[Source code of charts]
## Start

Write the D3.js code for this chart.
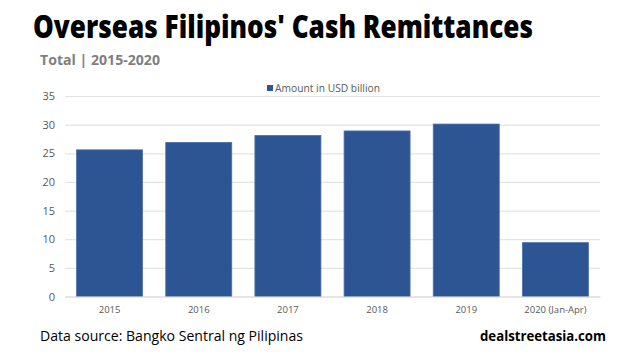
<!DOCTYPE html>
<html><head><meta charset="utf-8">
<script src="https://cdn.jsdelivr.net/npm/d3@7"></script>
<style>body{margin:0;background:#fff}svg{display:block}</style>
</head><body>
<svg id="c" width="640" height="357"></svg>
<script>
const categories = ["2015","2016","2017","2018","2019","2020 (Jan-Apr)"];
const values = [25.6, 26.9, 28.1, 28.9, 30.1, 9.4];
const yTicks = [0,5,10,15,20,25,30,35];
const seriesName = "Amount in USD billion";

const svg = d3.select("#c");
const W = 640, H = 357;
const m = {left:65, right:40, top:96, bottom:60};
const x = d3.scaleBand().domain(categories).range([m.left, 600]).paddingInner(0.26).paddingOuter(0.13);
const y = d3.scaleLinear().domain([0,35]).range([296.5, 96]);

svg.append("rect").attr("width",W).attr("height",H).attr("fill","#fff");

svg.append("text").attr("x",33).attr("y",38).attr("font-family","'Open Sans', sans-serif")
  .attr("font-weight",800).attr("font-size",31).attr("fill","#000")
  .attr("textLength",500).attr("lengthAdjust","spacingAndGlyphs")
  .text("Overseas Filipinos' Cash Remittances");
svg.append("text").attr("x",40).attr("y",65).attr("font-family","'Open Sans', sans-serif")
  .attr("font-weight","bold").attr("font-size",14.5).attr("fill","#7f7f7f")
  .attr("textLength",120).attr("lengthAdjust","spacingAndGlyphs")
  .text("Total | 2015-2020");

// grid
const gy = svg.append("g").attr("class","y-axis")
  .call(d3.axisLeft(y).tickValues(yTicks).tickSize(-(600-m.left)).tickPadding(10))
  .attr("transform",`translate(${m.left},0)`);
gy.select(".domain").remove();
gy.selectAll(".tick line").attr("stroke","#e3e3e3").attr("stroke-width",1.2);
gy.selectAll(".tick text").attr("font-family","'Open Sans', sans-serif").attr("font-size",11).attr("fill","#595959");

svg.append("g").selectAll("rect").data(values).join("rect")
  .attr("x",(d,i)=>x(categories[i])).attr("y",d=>y(d))
  .attr("width",x.bandwidth()).attr("height",d=>y(0)-y(d))
  .attr("fill","#2e5593").attr("stroke","#4a6eab").attr("stroke-width",0.8);

const gx = svg.append("g").attr("transform",`translate(0,${y(0)})`)
  .call(d3.axisBottom(x).tickSize(0).tickPadding(10));
gx.select(".domain").attr("stroke","#d9d9d9");
gx.selectAll(".tick text").attr("font-family","'Open Sans', sans-serif").attr("font-size",9.5).attr("fill","#595959");

// legend
svg.append("rect").attr("x",267).attr("y",85).attr("width",6).attr("height",6).attr("fill","#2e5593");
svg.append("text").attr("x",275).attr("y",91.5).attr("font-family","'Open Sans', sans-serif")
  .attr("font-size",10).attr("fill","#595959").attr("textLength",105).attr("lengthAdjust","spacingAndGlyphs")
  .text(seriesName);

svg.append("text").attr("x",40).attr("y",341).attr("font-family","'Open Sans', sans-serif")
  .attr("font-size",15).attr("fill","#000").attr("textLength",263).attr("lengthAdjust","spacingAndGlyphs")
  .text("Data source: Bangko Sentral ng Pilipinas");
svg.append("text").attr("x",480).attr("y",341).attr("font-family","'Open Sans', sans-serif")
  .attr("font-weight","bold").attr("font-size",15).attr("fill","#000")
  .attr("textLength",126).attr("lengthAdjust","spacingAndGlyphs")
  .text("dealstreetasia.com");
</script>
</body></html>
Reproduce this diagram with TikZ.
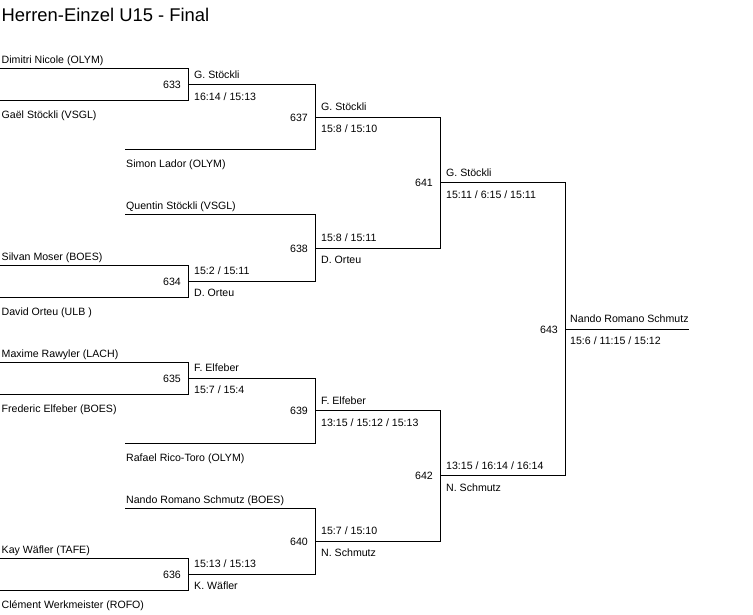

## End

WRITTEN REQUEST
From the listing, extract all text exactly as given and drop any picture.

WORKED ANSWER
Write the D3.js code for this chart.
<!DOCTYPE html>
<html><head><meta charset="utf-8">
<script src="https://cdn.jsdelivr.net/npm/d3@7"></script>
<style>body{margin:0;background:#fff}svg{display:block}</style>
</head><body>
<svg id="c" width="640" height="357"></svg>
<script>
const categories = ["2015","2016","2017","2018","2019","2020 (Jan-Apr)"];
const values = [25.6, 26.9, 28.1, 28.9, 30.1, 9.4];
const yTicks = [0,5,10,15,20,25,30,35];
const seriesName = "Amount in USD billion";

const svg = d3.select("#c");
const W = 640, H = 357;
const m = {left:65, right:40, top:96, bottom:60};
const x = d3.scaleBand().domain(categories).range([m.left, 600]).paddingInner(0.26).paddingOuter(0.13);
const y = d3.scaleLinear().domain([0,35]).range([296.5, 96]);

svg.append("rect").attr("width",W).attr("height",H).attr("fill","#fff");

svg.append("text").attr("x",33).attr("y",38).attr("font-family","'Open Sans', sans-serif")
  .attr("font-weight",800).attr("font-size",31).attr("fill","#000")
  .attr("textLength",500).attr("lengthAdjust","spacingAndGlyphs")
  .text("Overseas Filipinos' Cash Remittances");
svg.append("text").attr("x",40).attr("y",65).attr("font-family","'Open Sans', sans-serif")
  .attr("font-weight","bold").attr("font-size",14.5).attr("fill","#7f7f7f")
  .attr("textLength",120).attr("lengthAdjust","spacingAndGlyphs")
  .text("Total | 2015-2020");

// grid
const gy = svg.append("g").attr("class","y-axis")
  .call(d3.axisLeft(y).tickValues(yTicks).tickSize(-(600-m.left)).tickPadding(10))
  .attr("transform",`translate(${m.left},0)`);
gy.select(".domain").remove();
gy.selectAll(".tick line").attr("stroke","#e3e3e3").attr("stroke-width",1.2);
gy.selectAll(".tick text").attr("font-family","'Open Sans', sans-serif").attr("font-size",11).attr("fill","#595959");

svg.append("g").selectAll("rect").data(values).join("rect")
  .attr("x",(d,i)=>x(categories[i])).attr("y",d=>y(d))
  .attr("width",x.bandwidth()).attr("height",d=>y(0)-y(d))
  .attr("fill","#2e5593").attr("stroke","#4a6eab").attr("stroke-width",0.8);

const gx = svg.append("g").attr("transform",`translate(0,${y(0)})`)
  .call(d3.axisBottom(x).tickSize(0).tickPadding(10));
gx.select(".domain").attr("stroke","#d9d9d9");
gx.selectAll(".tick text").attr("font-family","'Open Sans', sans-serif").attr("font-size",9.5).attr("fill","#595959");

// legend
svg.append("rect").attr("x",267).attr("y",85).attr("width",6).attr("height",6).attr("fill","#2e5593");
svg.append("text").attr("x",275).attr("y",91.5).attr("font-family","'Open Sans', sans-serif")
  .attr("font-size",10).attr("fill","#595959").attr("textLength",105).attr("lengthAdjust","spacingAndGlyphs")
  .text(seriesName);

svg.append("text").attr("x",40).attr("y",341).attr("font-family","'Open Sans', sans-serif")
  .attr("font-size",15).attr("fill","#000").attr("textLength",263).attr("lengthAdjust","spacingAndGlyphs")
  .text("Data source: Bangko Sentral ng Pilipinas");
svg.append("text").attr("x",480).attr("y",341).attr("font-family","'Open Sans', sans-serif")
  .attr("font-weight","bold").attr("font-size",15).attr("fill","#000")
  .attr("textLength",126).attr("lengthAdjust","spacingAndGlyphs")
  .text("dealstreetasia.com");
</script>
</body></html>
Reproduce this diagram with TikZ.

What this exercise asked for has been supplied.